Tuesday, October 30, 2012

Stew Time

"Well, if your that picky, guess your not that hungry."
                                                                 "Grandpa Gene"


Soup and Stews were a mainstay in the house as I was growing up.
We didn't eat cassaroles.

This recipe is an adaptation from the "Marlboro Chuckwagon Cookin'",
it was free from Marlboro.

CHUCKWAGON STEW

2 1/2 pounds of beef cubes (5 cups)

2 Tablespoons all-purpose flour

1 Tablespoon paprika

1 teaspoon chili powder

2 teaspoons salt

3 Tablespoons LARD

2 sliced onions

1 clove garlic, minced

1 28 oz. can tomatoes

3 Tablespoons chili powder

1 Tablespoon cinnamon

1 teaspoon ground cloves

1/2 to 1 teaspoon dry crushed red peppers

2 cups chopped potatoes

2 cups chopped carrots

Coat beef in mixture of flour, paprika, 1 Tablespoon chili powder and salt.

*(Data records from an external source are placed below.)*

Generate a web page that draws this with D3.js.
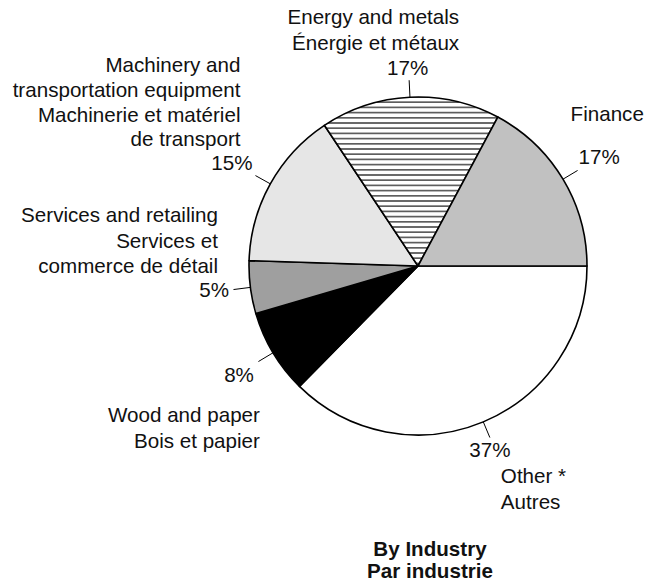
<!DOCTYPE html>
<html>
<head>
<meta charset="utf-8">
<script src="https://cdn.jsdelivr.net/npm/d3@7"></script>
<style>
  html, body { margin: 0; padding: 0; background: #fff; }
  svg text { font-family: "Liberation Sans", Arial, Helvetica, sans-serif; fill: #111; }
</style>
</head>
<body>
<svg id="chart" width="646" height="582"></svg>
<script>
// data
var categories = ["Other", "Wood", "Services", "Machinery", "Energy", "Finance"];
var shares = [37, 8, 5, 15, 17, 17];
var nameLines = [
  ["Other *", "Autres"],
  ["Wood and paper", "Bois et papier"],
  ["Services and retailing", "Services et", "commerce de détail"],
  ["Machinery and", "transportation equipment", "Machinerie et matériel", "de transport"],
  ["Energy and metals", "Énergie et métaux"],
  ["Finance"]
];
var fills = ["#ffffff", "#000000", "#9f9f9f", "#e6e6e6", "url(#hatch)", "#c1c1c1"];
var titleLines = ["By Industry", "Par industrie"];

// label placement relative to the end of each leader tick
// pct: [anchor, dx, dy]   name: [anchor, dx, first dy, line step]
var pctPos = [
  ["middle", 0, 19.5],
  ["end", -4.5, 20],
  ["end", -4.5, 7.5],
  ["end", -3, -6],
  ["middle", -1.5, -5],
  ["start", 1, -6]
];
var namePos = [
  ["start", 11, 45.5, 26],
  ["end", 1.5, 60, 26],
  ["end", -15.5, -67.5, 25.5],
  ["end", -15, -103.5, 24.8],
  ["end", 50, -56, 26],
  ["start", -7, -49, 26]
];

var cx = 418, cy = 266, r = 169, tick = 17;
var fontSize = 20.6;

var svg = d3.select("#chart");

var defs = svg.append("defs");
var pat = defs.append("pattern")
  .attr("id", "hatch")
  .attr("patternUnits", "userSpaceOnUse")
  .attr("width", 10)
  .attr("height", 5.2);
pat.append("rect").attr("width", 10).attr("height", 5.2).attr("fill", "#fff");
pat.append("line")
  .attr("x1", 0).attr("x2", 10)
  .attr("y1", 2.6).attr("y2", 2.6)
  .attr("stroke", "#000").attr("stroke-width", 1.1);

var pie = d3.pie()
  .sort(null)
  .value(function(d) { return d; })
  .startAngle(Math.PI / 2)
  .endAngle(Math.PI / 2 + 2 * Math.PI);

var arcs = pie(shares);
var arc = d3.arc().innerRadius(0).outerRadius(r);

var g = svg.append("g").attr("transform", "translate(" + cx + "," + cy + ")");

g.selectAll("path.slice")
  .data(arcs)
  .enter()
  .append("path")
  .attr("class", "slice")
  .attr("d", arc)
  .attr("fill", function(d, i) { return fills[i]; })
  .attr("stroke", "#000")
  .attr("stroke-width", 1.6)
  .attr("stroke-linejoin", "round");

function polar(a, rad) {
  return [Math.sin(a) * rad, -Math.cos(a) * rad];
}

var labels = g.selectAll("g.label")
  .data(arcs)
  .enter()
  .append("g")
  .attr("class", "label");

labels.each(function(d, i) {
  var el = d3.select(this);
  var mid = (d.startAngle + d.endAngle) / 2;
  var p0 = polar(mid, r), p1 = polar(mid, r + tick);

  el.append("line")
    .attr("x1", p0[0]).attr("y1", p0[1])
    .attr("x2", p1[0]).attr("y2", p1[1])
    .attr("stroke", "#000")
    .attr("stroke-width", 1);

  var pp = pctPos[i];
  el.append("text")
    .attr("x", p1[0] + pp[1])
    .attr("y", p1[1] + pp[2])
    .attr("text-anchor", pp[0])
    .attr("font-size", fontSize)
    .text(d.data + "%");

  var np = namePos[i];
  el.selectAll("text.name")
    .data(nameLines[i])
    .enter()
    .append("text")
    .attr("class", "name")
    .attr("x", p1[0] + np[1])
    .attr("y", function(t, k) { return p1[1] + np[2] + k * np[3]; })
    .attr("text-anchor", np[0])
    .attr("font-size", fontSize)
    .text(function(t) { return t; });
});

svg.selectAll("text.title")
  .data(titleLines)
  .enter()
  .append("text")
  .attr("class", "title")
  .attr("x", 430)
  .attr("y", function(t, k) { return 555.5 + k * 22; })
  .attr("text-anchor", "middle")
  .attr("font-size", fontSize)
  .attr("font-weight", "bold")
  .text(function(t) { return t; });
</script>
</body>
</html>
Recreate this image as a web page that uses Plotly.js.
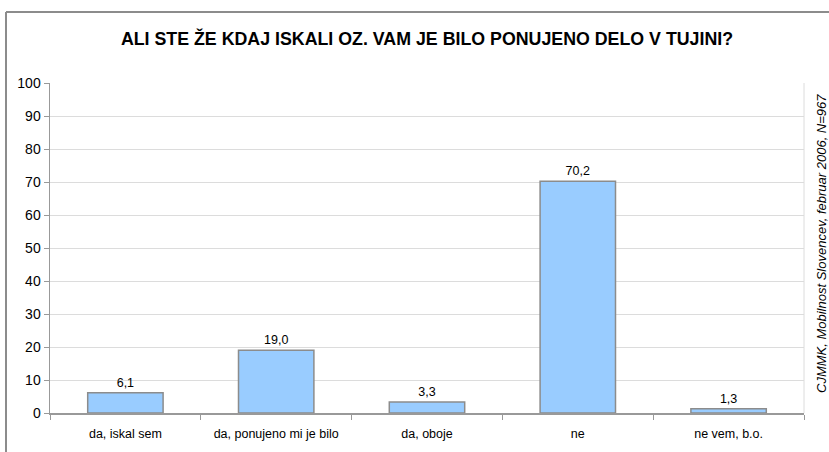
<!DOCTYPE html>
<html><head><meta charset="utf-8">
<script src="https://cdn.plot.ly/plotly-3.0.1.min.js"></script>
<style>body{margin:0;background:#fff}#c{width:829px;height:452px}</style>
</head><body><div id="c"></div>
<script>
var categories = ["da, iskal sem", "da, ponujeno mi je bilo", "da, oboje", "ne", "ne vem, b.o."];
var values = [6.1, 19.0, 3.3, 70.2, 1.3];
var valueLabels = ["6,1", "19,0", "3,3", "70,2", "1,3"];
var yTicks = [0,10,20,30,40,50,60,70,80,90,100];
var titleText = "ALI STE ŽE KDAJ ISKALI OZ. VAM JE BILO PONUJENO DELO V TUJINI?";
var sourceText = "CJMMK, Mobilnost Slovencev, februar 2006, N=967";

var L = 50, R = 25, T = 83, B = 39, W = 829, H = 452;
var pw = W - L - R, ph = H - T - B;
function px(x){return (x - L)/pw;}
function py(y){return (H - B - y)/ph;}

var trace = {
  type: "bar", x: categories, y: values,
  text: valueLabels, textposition: "outside", cliponaxis: false,
  textfont: {family: "Liberation Sans, Arial", size: 12.5, color: "#000"},
  marker: {color: "#99CCFF", line: {color: "#8c8c8c", width: 1.5}},
  hoverinfo: "none"
};
var layout = {
  width: W, height: H,
  margin: {l: L, r: R, t: T, b: B},
  paper_bgcolor: "#fff", plot_bgcolor: "#fff",
  bargap: 0.5,
  showlegend: false,
  font: {family: "Liberation Sans, Arial", color: "#000"},
  title: {text: "<b>" + titleText + "</b>", font: {size: 17.8, family: "Liberation Sans, Arial", color: "#000"},
          x: 0.5, xref: "paper", y: 1 - 39/H, yref: "container", yanchor: "middle"},
  xaxis: {type: "category", tickson: "boundaries", ticks: "outside", ticklen: 5, tickcolor: "#999",
          showline: true, linecolor: "#999", linewidth: 1.5, showgrid: false,
          tickfont: {size: 12.5}, ticklabelstandoff: 8, mirror: false},
  yaxis: {range: [0, 100], tickvals: yTicks, ticks: "outside", ticklen: 5, tickcolor: "#999",
          showline: true, linecolor: "#999", linewidth: 1.5, gridcolor: "#dcdcdc", gridwidth: 1,
          tickfont: {size: 14}, zeroline: false, fixedrange: true},
  shapes: [
    {type: "line", xref: "paper", yref: "paper", x0: px(6), x1: px(900), y0: py(12), y1: py(12),
     line: {color: "#8c8c8c", width: 2}, layer: "above"},
    {type: "line", xref: "paper", yref: "paper", x0: px(6), x1: px(6), y0: py(12), y1: py(520),
     line: {color: "#8c8c8c", width: 2}, layer: "above"},
    {type: "line", xref: "paper", yref: "paper", x0: 1, x1: 1, y0: 0, y1: 1,
     line: {color: "#dcdcdc", width: 1}}
  ],
  annotations: [
    {text: "<i>" + sourceText + "</i>", xref: "paper", yref: "paper", x: px(821), y: py(244),
     textangle: -90, showarrow: false, font: {size: 13, family: "Liberation Sans, Arial", color: "#000"},
     xanchor: "center", yanchor: "middle"}
  ]
};
Plotly.newPlot("c", [trace], layout, {staticPlot: true, displayModeBar: false});
</script></body></html>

Brown in hot fat in a large Dutch oven, Add onion, and garlic and cook

until soft. Then add tomatoes, chili powder, cinnamon, cloves and peppers.

Cover and simmer 2 hours. Add potatoes and carrots and cook until vegetables

are done, about 15 minutes.

Makes 6-8 servings.

* Well, like I wrote, I adjusted it!

I use water instead of tomatoes, put about 3 Tablespoons of sugar in it, use the real stuff, added a couple dashes of Worcestershire sauce, and chopped celery.
Oh, and a bay leaf.

You can adjust the taste as you like but it's good!